В толпе известных мне некогда мистиков две фигуры с особенной резкостью встают в моей памяти; это – Рене Каллье и аббат Рока. Теперь они уже умерли. И тот и другой были точно созданы для экзальтации и катастроф, неизбежно связанных с этими химерическими верованиями. Что за важность! Прекрасно погибнуть так искренно и великодушно жертвой идеала, как погибли эти два человека.
Рене Каллье был нервный, маленький человек, страдавший болезнью спинного мозга; руки его были почти парализованы, ноги изуродованы. Лишь чудесами воли и веры достигал он возможности редактировать мистическое обозрение «l’Etoile», где я также был тогда сотрудником; ходил он на костылях, в нем только и было живого, что удивительные чистые глаза, какие бывают у молодых девушек и у изобретателей, – и он вполне был убежден в нашем бессмертии. Он унаследовал свою бескорыстную, смелую душу от отца своего – известного путешественника; как тот с опасностью жизни боролся с тайной неведомых стран – так и этот рисковал своим спокойствием и достоянием, бросаясь в исследование потустороннего мира. Он воевал с материализмом, подобно первым исследователям Африки, дравшимися с чернокожими. Под болезненной оболочкой гнома в нем жила душа апостола и влюбленного. Спиритуализм он сделал своей религией и философией; он больше жил в мире потустороннем, чем на земле, которая всегда была к нему немилостива. Он слышал голоса мертвых – они мягче и вернее, чем голоса живых; образы астрального мира проносились пред его мечтательными прекрасными глазами – их оскорбляли образы мира действительности. Он жил, как аскет, в одной только комнате, из окон которой видны были сады окрестностей Авиньона. Каждый раз, когда я бывал в старинном папском городе, мы переживали вместе с ним незабвенные вечера. И он рассказывал мне о своей любви, странном, чистом чувстве, возникшем на склоне его дней к одной из тамошних девушек, воспетых Обанелем, с позолоченным солнцем телом. Они говорили между собой только взглядами; встречались только при людях, в церкви. Милосердие красоты, милостыню молчаливой нежности посылала эта девушка больному. Рене Каллье ничто не могло помешать думать, что в конце жизни он повстречал другую половину своей души, ту, которая согласно Зогару не воплощается никогда. Но, более спиритуалист, чем оккультист, Рене Каллье легче принял доктрину о сродстве душ. И последние слова его звучали как пение; и когда на больничной койке гангрена уничтожала его скорчившееся, парализованное тело, видения любви преображали его страдающее лицо. Как он прожил всю жизнь, полную страданий, так и умер – надеясь.

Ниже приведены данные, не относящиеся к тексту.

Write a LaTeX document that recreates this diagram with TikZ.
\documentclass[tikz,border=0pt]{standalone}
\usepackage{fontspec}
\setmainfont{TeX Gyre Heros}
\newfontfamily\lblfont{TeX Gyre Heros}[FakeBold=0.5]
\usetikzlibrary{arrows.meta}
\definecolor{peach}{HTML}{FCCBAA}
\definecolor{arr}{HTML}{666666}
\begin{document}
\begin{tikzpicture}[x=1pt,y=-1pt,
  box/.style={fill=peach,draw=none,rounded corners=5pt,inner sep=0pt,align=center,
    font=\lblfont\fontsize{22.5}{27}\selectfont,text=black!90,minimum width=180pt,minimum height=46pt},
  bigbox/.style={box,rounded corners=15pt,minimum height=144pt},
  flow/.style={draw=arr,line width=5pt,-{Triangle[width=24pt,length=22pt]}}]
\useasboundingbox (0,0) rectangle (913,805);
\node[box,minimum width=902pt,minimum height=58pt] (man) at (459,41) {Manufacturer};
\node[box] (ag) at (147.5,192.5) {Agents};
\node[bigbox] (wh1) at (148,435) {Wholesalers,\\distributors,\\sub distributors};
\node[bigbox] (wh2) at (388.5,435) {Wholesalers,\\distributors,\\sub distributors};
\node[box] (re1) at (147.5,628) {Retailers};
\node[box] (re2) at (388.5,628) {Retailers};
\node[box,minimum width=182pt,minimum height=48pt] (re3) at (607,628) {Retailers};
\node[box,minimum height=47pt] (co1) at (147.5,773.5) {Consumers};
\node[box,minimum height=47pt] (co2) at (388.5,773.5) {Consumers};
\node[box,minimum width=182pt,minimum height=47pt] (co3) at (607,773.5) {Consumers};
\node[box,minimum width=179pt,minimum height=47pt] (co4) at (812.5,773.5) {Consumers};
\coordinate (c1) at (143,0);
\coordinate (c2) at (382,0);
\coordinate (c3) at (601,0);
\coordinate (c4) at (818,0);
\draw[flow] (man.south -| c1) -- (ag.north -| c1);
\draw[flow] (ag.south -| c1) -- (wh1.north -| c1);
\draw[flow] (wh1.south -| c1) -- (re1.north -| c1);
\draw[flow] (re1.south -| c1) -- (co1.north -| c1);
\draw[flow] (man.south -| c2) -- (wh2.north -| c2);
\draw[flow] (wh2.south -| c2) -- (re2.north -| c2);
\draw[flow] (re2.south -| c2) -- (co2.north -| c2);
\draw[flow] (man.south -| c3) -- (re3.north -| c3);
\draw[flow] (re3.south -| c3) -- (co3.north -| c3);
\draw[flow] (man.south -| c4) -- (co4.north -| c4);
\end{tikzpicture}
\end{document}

Я закончу этот ряд портретов физиономией главы французских оккультистов, человека, стоявшего выше других и придавшего всему этому течению оригинальный и почти симпатичный характер. Я говорю о маркизе де Сент-Ив д’Альвейдре.
Само собой разумеется, объявив себя магом, он не мог довольствоваться своим родовым именем де Сент-Ив, что не мешало ему стать самым подлинным маркизом д’Альвейдр. приобретя оный титул путем покупки у папы. Книги он писал слишком сжато, но в них видна истинная возвышенность мысли, как в «Миссии Государей» и «Миссии Евреев». К несчастью, во многих местах они представляют плагиат из «Философской истории рода человеческого», Фабра д'Оливе.

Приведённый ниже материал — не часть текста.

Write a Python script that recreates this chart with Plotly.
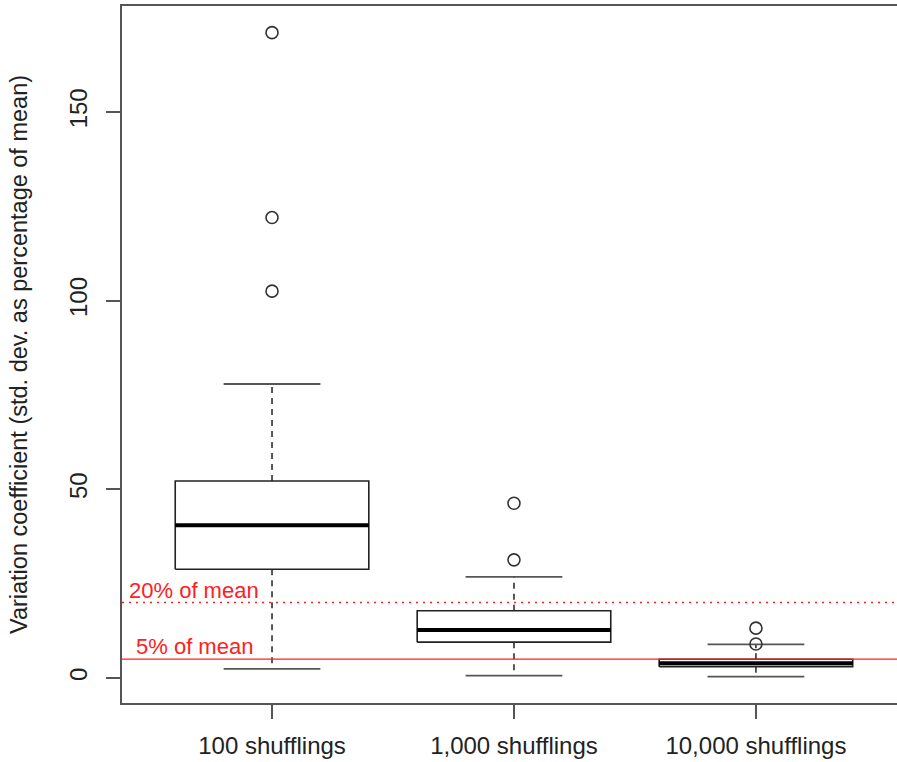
import plotly.graph_objects as go

# ---- data ----
categories = ["100 shufflings", "1,000 shufflings", "10,000 shufflings"]
lower_whisker = [2.4, 0.6, 0.35]
q1 = [28.8, 9.5, 3.0]
median = [40.5, 12.7, 3.9]
q3 = [52.2, 17.8, 4.95]
upper_whisker = [77.9, 26.8, 8.9]
outliers = [[171.0, 122.0, 102.5], [46.3, 31.3], [13.2, 9.0]]
threshold_values = [20, 5]
threshold_labels = ["20% of mean", "5% of mean"]
y_tick_values = [0, 50, 100, 150]

FONT = "Liberation Sans, Arial, Helvetica, sans-serif"
INK = "#222222"
HALF = 0.4       # half box width (boxwex 0.8)
STAPLE = 0.2     # half staple width

positions = list(range(1, len(categories) + 1))

fig = go.Figure()

# red reference lines
dash_styles = ["2px,5px", "solid"]
for val, dsh in zip(threshold_values, dash_styles):
    fig.add_shape(type="line", xref="paper", x0=0, x1=1, yref="y", y0=val, y1=val,
                  line=dict(color="#ff2020", width=1.3, dash=dsh), layer="above")

for i, p in enumerate(positions):
    # whiskers (dashed)
    fig.add_trace(go.Scatter(
        x=[p, p, None, p, p], y=[q3[i], upper_whisker[i], None, q1[i], lower_whisker[i]],
        mode="lines", line=dict(color=INK, width=1.5, dash="6px,5px"),
        hoverinfo="skip", showlegend=False))
    # staples
    fig.add_trace(go.Scatter(
        x=[p - STAPLE, p + STAPLE, None, p - STAPLE, p + STAPLE],
        y=[upper_whisker[i], upper_whisker[i], None, lower_whisker[i], lower_whisker[i]],
        mode="lines", line=dict(color="#555555", width=1.8),
        hoverinfo="skip", showlegend=False))
    # box
    fig.add_trace(go.Scatter(
        x=[p - HALF, p + HALF, p + HALF, p - HALF, p - HALF],
        y=[q1[i], q1[i], q3[i], q3[i], q1[i]],
        mode="lines", line=dict(color=INK, width=1.6),
        fill="toself", fillcolor="white",
        hoverinfo="skip", showlegend=False))
    # median
    fig.add_trace(go.Scatter(
        x=[p - HALF, p + HALF], y=[median[i], median[i]],
        mode="lines", line=dict(color="#000000", width=4),
        hoverinfo="skip", showlegend=False))
    # outliers
    fig.add_trace(go.Scatter(
        x=[p] * len(outliers[i]), y=outliers[i], mode="markers",
        marker=dict(symbol="circle-open", size=12, color="#333333", line=dict(width=1.6)),
        hoverinfo="skip", showlegend=False))

# red labels
label_y_offsets = [3.3, 3.4]
for val, txt, off in zip(threshold_values, threshold_labels, label_y_offsets):
    fig.add_annotation(x=0.678, y=val + off, text=txt, showarrow=False,
                       xref="x", yref="y",
                       font=dict(family=FONT, size=22, color="#ff2020"))

fig.update_layout(
    width=897, height=762,
    margin=dict(l=122, r=0, t=6, b=59),
    plot_bgcolor="white", paper_bgcolor="white",
    font=dict(family=FONT, size=24, color=INK),
    showlegend=False,
)
fig.update_xaxes(
    range=[0.38, 3.583], tickmode="array", tickvals=positions, ticktext=categories,
    showline=True, linecolor="#555555", linewidth=1.6, mirror=True,
    ticks="outside", ticklen=14, tickwidth=1.6, tickcolor="#555555",
    showgrid=False, zeroline=False, ticklabelstandoff=6,
    tickfont=dict(size=24, color=INK),
)
fig.update_yaxes(
    range=[-6.63, 178.06], tickmode="array", tickvals=y_tick_values,
    showline=True, linecolor="#555555", linewidth=1.6, mirror=False,
    ticks="outside", ticklen=14, tickwidth=1.6, tickcolor="#555555",
    showgrid=False, zeroline=False, tickangle=-90, ticklabelstandoff=10,
    tickfont=dict(size=24, color=INK),
    title=dict(text="Variation coefficient (std. dev. as percentage of mean)",
               font=dict(size=23.5, color=INK), standoff=30),
)

fig.write_html("out.html", config={"displayModeBar": False},
               post_script="document.body.style.margin='0';")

Я был еще очень молод, когда увидел его в первый раз. Он жил тогда в прелестном особняке на rue Vernet. Никогда, даже в самых старинных аристократических семьях, не видал я такого количества портретов предков, геральдических, торжественных, напудренных… Он имел обыкновение садиться к свету спиной – чтобы производить более сильное впечатление.
Сент-Ив д’Альвейдр
Он делал золото, – шептали мне на ухо некоторые из его друзей.
– Правда это? – спросил я маркиза де Сент-Ив. Он покачал головой, и ответ его был не лишен здравого смысла:
– Это мне обошлось очень дорого. Хотите посетить мою лабораторию и стать моим учеником? – прибавил он, глядя мне в глаза.
Я имел неосторожность ответить утвердительно… Зато с тех пор я уже больше не видал маркиза де Сент-Ив и не проник в его, быть может, несуществующую лабораторию; теперь я никогда не научусь делать золото – и всему виной моя нескромность: разве позволительно было прижать маркиза к стене, придав буквальный смысл простому выражению алхимической вежливости?